● **Dataset section**:
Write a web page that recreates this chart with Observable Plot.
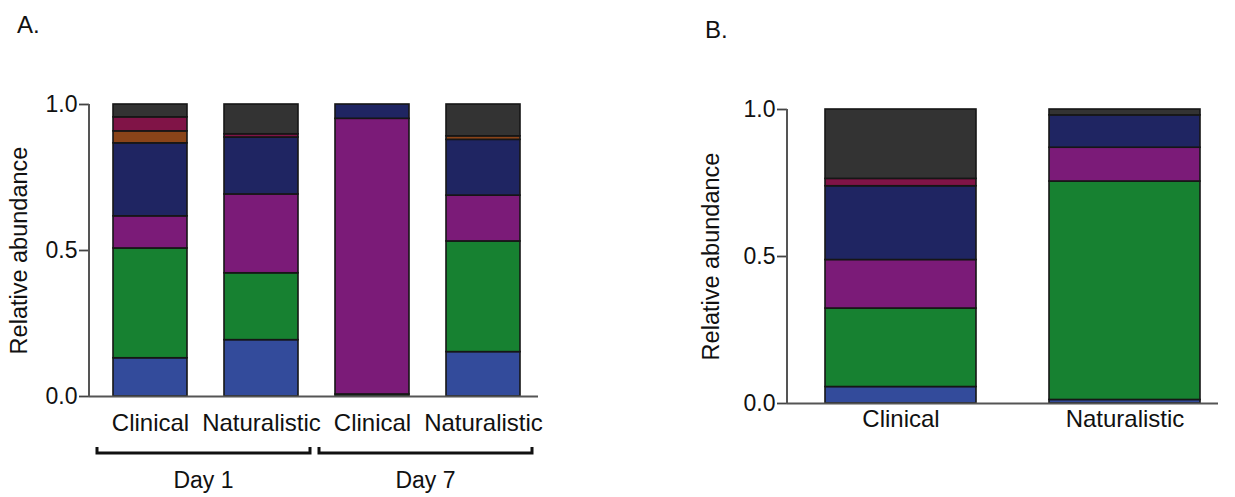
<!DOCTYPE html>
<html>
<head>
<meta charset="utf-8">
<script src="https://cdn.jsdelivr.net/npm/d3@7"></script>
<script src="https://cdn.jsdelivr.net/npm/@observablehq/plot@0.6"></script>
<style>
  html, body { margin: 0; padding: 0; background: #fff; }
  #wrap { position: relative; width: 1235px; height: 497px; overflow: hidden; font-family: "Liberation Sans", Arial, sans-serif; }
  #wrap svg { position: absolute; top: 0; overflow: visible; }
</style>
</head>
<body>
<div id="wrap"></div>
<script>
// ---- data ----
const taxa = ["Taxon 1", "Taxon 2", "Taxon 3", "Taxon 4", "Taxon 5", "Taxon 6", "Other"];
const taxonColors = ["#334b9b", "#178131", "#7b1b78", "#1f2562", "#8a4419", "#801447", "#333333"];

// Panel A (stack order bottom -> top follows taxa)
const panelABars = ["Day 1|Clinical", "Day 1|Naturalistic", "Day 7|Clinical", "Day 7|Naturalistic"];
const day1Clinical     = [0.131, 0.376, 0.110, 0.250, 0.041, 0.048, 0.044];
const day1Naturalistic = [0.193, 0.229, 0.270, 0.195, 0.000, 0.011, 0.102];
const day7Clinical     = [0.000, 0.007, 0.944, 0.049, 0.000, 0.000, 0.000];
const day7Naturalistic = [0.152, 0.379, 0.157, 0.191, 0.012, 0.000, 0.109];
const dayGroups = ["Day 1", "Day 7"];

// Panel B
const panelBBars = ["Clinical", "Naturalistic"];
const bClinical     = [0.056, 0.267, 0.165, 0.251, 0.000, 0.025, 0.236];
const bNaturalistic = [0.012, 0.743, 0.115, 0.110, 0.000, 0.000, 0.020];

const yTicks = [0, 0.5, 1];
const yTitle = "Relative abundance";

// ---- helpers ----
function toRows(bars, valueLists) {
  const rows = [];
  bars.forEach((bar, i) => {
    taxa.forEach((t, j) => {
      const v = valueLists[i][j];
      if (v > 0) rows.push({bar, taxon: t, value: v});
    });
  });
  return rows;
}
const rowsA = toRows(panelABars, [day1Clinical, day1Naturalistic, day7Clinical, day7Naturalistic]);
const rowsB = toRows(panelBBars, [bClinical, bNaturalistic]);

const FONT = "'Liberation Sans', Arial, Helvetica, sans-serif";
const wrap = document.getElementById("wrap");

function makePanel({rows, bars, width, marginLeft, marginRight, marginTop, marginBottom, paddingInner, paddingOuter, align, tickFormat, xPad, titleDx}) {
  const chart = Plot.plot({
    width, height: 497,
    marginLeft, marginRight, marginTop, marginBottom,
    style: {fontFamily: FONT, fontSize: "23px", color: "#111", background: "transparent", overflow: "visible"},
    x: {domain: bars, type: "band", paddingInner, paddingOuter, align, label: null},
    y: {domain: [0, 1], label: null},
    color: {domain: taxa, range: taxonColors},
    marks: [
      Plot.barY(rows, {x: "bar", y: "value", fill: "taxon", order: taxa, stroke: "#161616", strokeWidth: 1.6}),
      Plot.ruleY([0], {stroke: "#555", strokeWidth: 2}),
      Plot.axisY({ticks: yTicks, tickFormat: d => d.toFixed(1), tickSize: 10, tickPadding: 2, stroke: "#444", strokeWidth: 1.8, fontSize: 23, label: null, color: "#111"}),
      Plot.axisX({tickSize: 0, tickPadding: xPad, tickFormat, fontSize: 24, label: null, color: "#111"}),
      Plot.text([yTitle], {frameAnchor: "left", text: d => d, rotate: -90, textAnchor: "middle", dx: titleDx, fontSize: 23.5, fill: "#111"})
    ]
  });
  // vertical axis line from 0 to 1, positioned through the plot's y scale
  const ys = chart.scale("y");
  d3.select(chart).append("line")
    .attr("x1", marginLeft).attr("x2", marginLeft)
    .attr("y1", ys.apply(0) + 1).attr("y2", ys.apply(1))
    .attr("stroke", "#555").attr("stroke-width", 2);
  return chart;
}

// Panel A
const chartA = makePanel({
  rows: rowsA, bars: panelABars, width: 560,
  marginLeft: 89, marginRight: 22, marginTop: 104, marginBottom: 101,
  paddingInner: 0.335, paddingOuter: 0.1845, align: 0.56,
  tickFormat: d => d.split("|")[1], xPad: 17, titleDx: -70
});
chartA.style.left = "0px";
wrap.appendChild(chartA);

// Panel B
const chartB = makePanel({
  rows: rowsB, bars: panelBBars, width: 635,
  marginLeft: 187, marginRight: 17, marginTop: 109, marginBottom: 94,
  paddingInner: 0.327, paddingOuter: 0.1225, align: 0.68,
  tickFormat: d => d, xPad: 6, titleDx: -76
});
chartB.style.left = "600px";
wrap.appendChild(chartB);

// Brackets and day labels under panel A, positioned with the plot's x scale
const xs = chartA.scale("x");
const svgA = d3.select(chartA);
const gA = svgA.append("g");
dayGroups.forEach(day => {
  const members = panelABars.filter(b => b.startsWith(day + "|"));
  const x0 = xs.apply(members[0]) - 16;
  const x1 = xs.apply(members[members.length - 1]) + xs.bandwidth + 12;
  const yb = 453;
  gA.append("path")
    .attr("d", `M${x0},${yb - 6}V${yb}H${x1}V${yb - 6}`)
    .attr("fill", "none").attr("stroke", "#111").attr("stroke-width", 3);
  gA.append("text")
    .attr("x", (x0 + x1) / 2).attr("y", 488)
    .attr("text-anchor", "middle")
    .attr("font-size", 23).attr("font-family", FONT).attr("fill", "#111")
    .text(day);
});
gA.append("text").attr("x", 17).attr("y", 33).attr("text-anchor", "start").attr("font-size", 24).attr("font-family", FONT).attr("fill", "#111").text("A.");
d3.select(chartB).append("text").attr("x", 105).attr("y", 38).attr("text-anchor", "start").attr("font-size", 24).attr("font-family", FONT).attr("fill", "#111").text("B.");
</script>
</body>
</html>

● **Do this**: Leave out the pictures and give the listing above again exactly.

● **Answer for the task**:
Write a web page that recreates this chart with Observable Plot.
<!DOCTYPE html>
<html>
<head>
<meta charset="utf-8">
<script src="https://cdn.jsdelivr.net/npm/d3@7"></script>
<script src="https://cdn.jsdelivr.net/npm/@observablehq/plot@0.6"></script>
<style>
  html, body { margin: 0; padding: 0; background: #fff; }
  #wrap { position: relative; width: 1235px; height: 497px; overflow: hidden; font-family: "Liberation Sans", Arial, sans-serif; }
  #wrap svg { position: absolute; top: 0; overflow: visible; }
</style>
</head>
<body>
<div id="wrap"></div>
<script>
// ---- data ----
const taxa = ["Taxon 1", "Taxon 2", "Taxon 3", "Taxon 4", "Taxon 5", "Taxon 6", "Other"];
const taxonColors = ["#334b9b", "#178131", "#7b1b78", "#1f2562", "#8a4419", "#801447", "#333333"];

// Panel A (stack order bottom -> top follows taxa)
const panelABars = ["Day 1|Clinical", "Day 1|Naturalistic", "Day 7|Clinical", "Day 7|Naturalistic"];
const day1Clinical     = [0.131, 0.376, 0.110, 0.250, 0.041, 0.048, 0.044];
const day1Naturalistic = [0.193, 0.229, 0.270, 0.195, 0.000, 0.011, 0.102];
const day7Clinical     = [0.000, 0.007, 0.944, 0.049, 0.000, 0.000, 0.000];
const day7Naturalistic = [0.152, 0.379, 0.157, 0.191, 0.012, 0.000, 0.109];
const dayGroups = ["Day 1", "Day 7"];

// Panel B
const panelBBars = ["Clinical", "Naturalistic"];
const bClinical     = [0.056, 0.267, 0.165, 0.251, 0.000, 0.025, 0.236];
const bNaturalistic = [0.012, 0.743, 0.115, 0.110, 0.000, 0.000, 0.020];

const yTicks = [0, 0.5, 1];
const yTitle = "Relative abundance";

// ---- helpers ----
function toRows(bars, valueLists) {
  const rows = [];
  bars.forEach((bar, i) => {
    taxa.forEach((t, j) => {
      const v = valueLists[i][j];
      if (v > 0) rows.push({bar, taxon: t, value: v});
    });
  });
  return rows;
}
const rowsA = toRows(panelABars, [day1Clinical, day1Naturalistic, day7Clinical, day7Naturalistic]);
const rowsB = toRows(panelBBars, [bClinical, bNaturalistic]);

const FONT = "'Liberation Sans', Arial, Helvetica, sans-serif";
const wrap = document.getElementById("wrap");

function makePanel({rows, bars, width, marginLeft, marginRight, marginTop, marginBottom, paddingInner, paddingOuter, align, tickFormat, xPad, titleDx}) {
  const chart = Plot.plot({
    width, height: 497,
    marginLeft, marginRight, marginTop, marginBottom,
    style: {fontFamily: FONT, fontSize: "23px", color: "#111", background: "transparent", overflow: "visible"},
    x: {domain: bars, type: "band", paddingInner, paddingOuter, align, label: null},
    y: {domain: [0, 1], label: null},
    color: {domain: taxa, range: taxonColors},
    marks: [
      Plot.barY(rows, {x: "bar", y: "value", fill: "taxon", order: taxa, stroke: "#161616", strokeWidth: 1.6}),
      Plot.ruleY([0], {stroke: "#555", strokeWidth: 2}),
      Plot.axisY({ticks: yTicks, tickFormat: d => d.toFixed(1), tickSize: 10, tickPadding: 2, stroke: "#444", strokeWidth: 1.8, fontSize: 23, label: null, color: "#111"}),
      Plot.axisX({tickSize: 0, tickPadding: xPad, tickFormat, fontSize: 24, label: null, color: "#111"}),
      Plot.text([yTitle], {frameAnchor: "left", text: d => d, rotate: -90, textAnchor: "middle", dx: titleDx, fontSize: 23.5, fill: "#111"})
    ]
  });
  // vertical axis line from 0 to 1, positioned through the plot's y scale
  const ys = chart.scale("y");
  d3.select(chart).append("line")
    .attr("x1", marginLeft).attr("x2", marginLeft)
    .attr("y1", ys.apply(0) + 1).attr("y2", ys.apply(1))
    .attr("stroke", "#555").attr("stroke-width", 2);
  return chart;
}

// Panel A
const chartA = makePanel({
  rows: rowsA, bars: panelABars, width: 560,
  marginLeft: 89, marginRight: 22, marginTop: 104, marginBottom: 101,
  paddingInner: 0.335, paddingOuter: 0.1845, align: 0.56,
  tickFormat: d => d.split("|")[1], xPad: 17, titleDx: -70
});
chartA.style.left = "0px";
wrap.appendChild(chartA);

// Panel B
const chartB = makePanel({
  rows: rowsB, bars: panelBBars, width: 635,
  marginLeft: 187, marginRight: 17, marginTop: 109, marginBottom: 94,
  paddingInner: 0.327, paddingOuter: 0.1225, align: 0.68,
  tickFormat: d => d, xPad: 6, titleDx: -76
});
chartB.style.left = "600px";
wrap.appendChild(chartB);

// Brackets and day labels under panel A, positioned with the plot's x scale
const xs = chartA.scale("x");
const svgA = d3.select(chartA);
const gA = svgA.append("g");
dayGroups.forEach(day => {
  const members = panelABars.filter(b => b.startsWith(day + "|"));
  const x0 = xs.apply(members[0]) - 16;
  const x1 = xs.apply(members[members.length - 1]) + xs.bandwidth + 12;
  const yb = 453;
  gA.append("path")
    .attr("d", `M${x0},${yb - 6}V${yb}H${x1}V${yb - 6}`)
    .attr("fill", "none").attr("stroke", "#111").attr("stroke-width", 3);
  gA.append("text")
    .attr("x", (x0 + x1) / 2).attr("y", 488)
    .attr("text-anchor", "middle")
    .attr("font-size", 23).attr("font-family", FONT).attr("fill", "#111")
    .text(day);
});
gA.append("text").attr("x", 17).attr("y", 33).attr("text-anchor", "start").attr("font-size", 24).attr("font-family", FONT).attr("fill", "#111").text("A.");
d3.select(chartB).append("text").attr("x", 105).attr("y", 38).attr("text-anchor", "start").attr("font-size", 24).attr("font-family", FONT).attr("fill", "#111").text("B.");
</script>
</body>
</html>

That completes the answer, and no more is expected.